Lesson no.7: Poplar took account of the law when devising its strategy, but did not defer to it. Local government laws are different now, so the detail of the strategy would be different, but the approach could be the same.

The high court convened on 29 July 1921 to enforce the mandamus (an instruction to collect the money) issued by a previous hearing. But Poplar’s councillors had worked out how to use the platform that the legal action offered them. In court, they gave evidence that yes, they were breaking the law, and explained why. The hearing saw a succession of speeches about poverty and unfair funding, and five thousand supporters marched from Poplar to the high court in the Strand.
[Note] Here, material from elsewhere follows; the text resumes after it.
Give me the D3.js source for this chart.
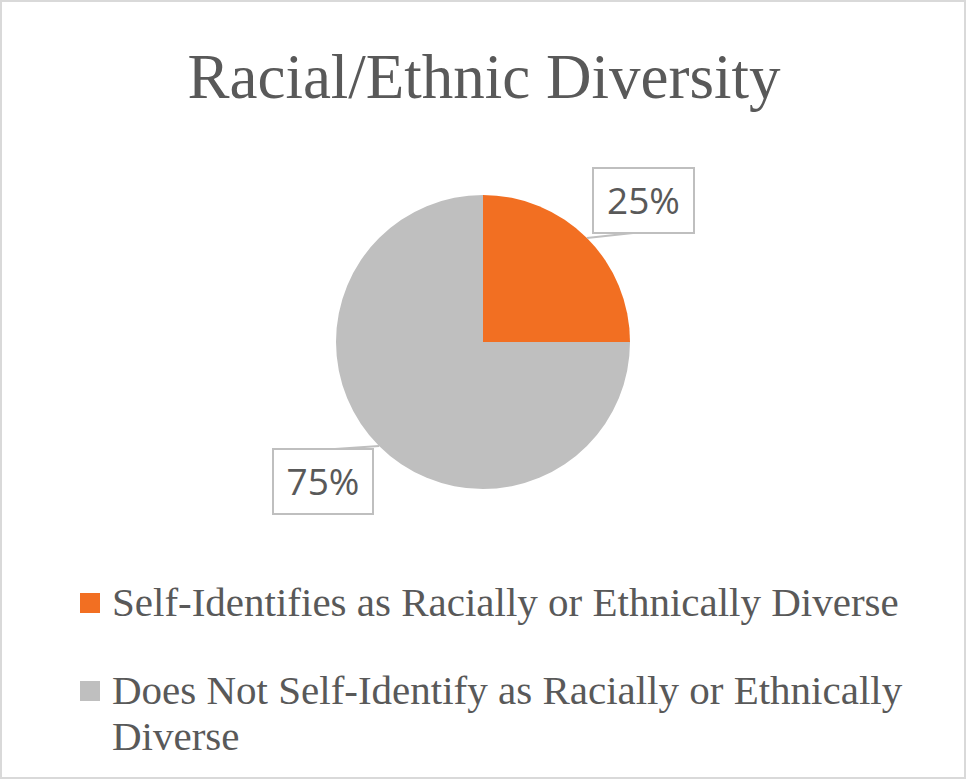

The court told the councillors to collect the precepts or go to prison, but gave them the whole of August to calm down and see the error of their ways. As their ways were not in error, the councillors instead spent August campaigning even more. They held an Old English country fair, promoting their cause to the thousands who attended. They held public meetings in every part pf the borough and ended the month with a demonstration at Tower Hill.

On two occasions during 1921, Labour councillors resigned, but they were simply replaced in by-elections by activists drawn from the thousands that Poplar Labour had mobilised.

Lesson no.8: Poplar’s rates refusal was a mass movement. Poplar Labour held marches, put posters in windows, hosted public meetings, knocked on doors, and used the Daily Herald newspaper to spread news of the rates rebellion.

The government was under so much pressure from this mobilisation that it offered a significant concession. In August, it announced a degree of pooling of rates and a royal commission to revise the way that local government was funded in London. Poplar council could have accepted this concession and called off its refusal to collect the precepts. It could justifiably have claimed that its defiance had won something real. This would have been the equivalent of what Liverpool council did in the 1980s: an active, defiant fight that won real advances but not an outright victory. But Poplar did not do this, because it knew that continued resistance could win more.

Lesson no.9: Poplar did not settle for less than it was fighting for. In August 1921, it could have accepted the significant concession the government made, but instead continued to fight.

At the beginning of September 1921, the sheriff arrested the councillors, taking twenty-five male councillors to Brixton prison and five women to Holloway. Thousands mobilised to show their support for their elected representatives as they were arrested and continued to do so outside the prisons.

The councillors continued to organise the campaign from behind bars. They even convinced the prison authorities to let them hold official council meetings in prison.

Supporters of Poplar’s strategy had battled hard to persuade other London councils to also refuse to levy the precepts, but many had voted this down, often with Labour right wingers voting with Tories against it. Although they could have done so earlier and perhaps speeded Poplar’s victory, in September Poplar’s neighbouring courcils Bethnal Green and Stepney voted to follow the same tactic.

Lesson no.10: Poplar council and its supporters worked to spread the action to other councils, but they did not wait for that to happen before taking action themselves.

In the middle of October, Poplar’s councillors were released to attend conference about reforming London local government funding, which led to the government rushing the Local Authorities (Financial Provisions) Act 1921 through Parliament, introducing cross-London pooling of outdoor relief (welfare benefits) costs up to scales set by the Minister of Health. Poplar had won. It gained over a quarter of a million pounds per year and other poor boroughs gained as well.

Jimmy Thomas, General Secretary of the National Union of Railwaymen and also a Labour MP, said that “This is a great discouragement to those who believe in constitutional action and a great encouragement to those who believe in revolutionary methods”. I agree with him, except that he thought that was a bad thing while I think it was good!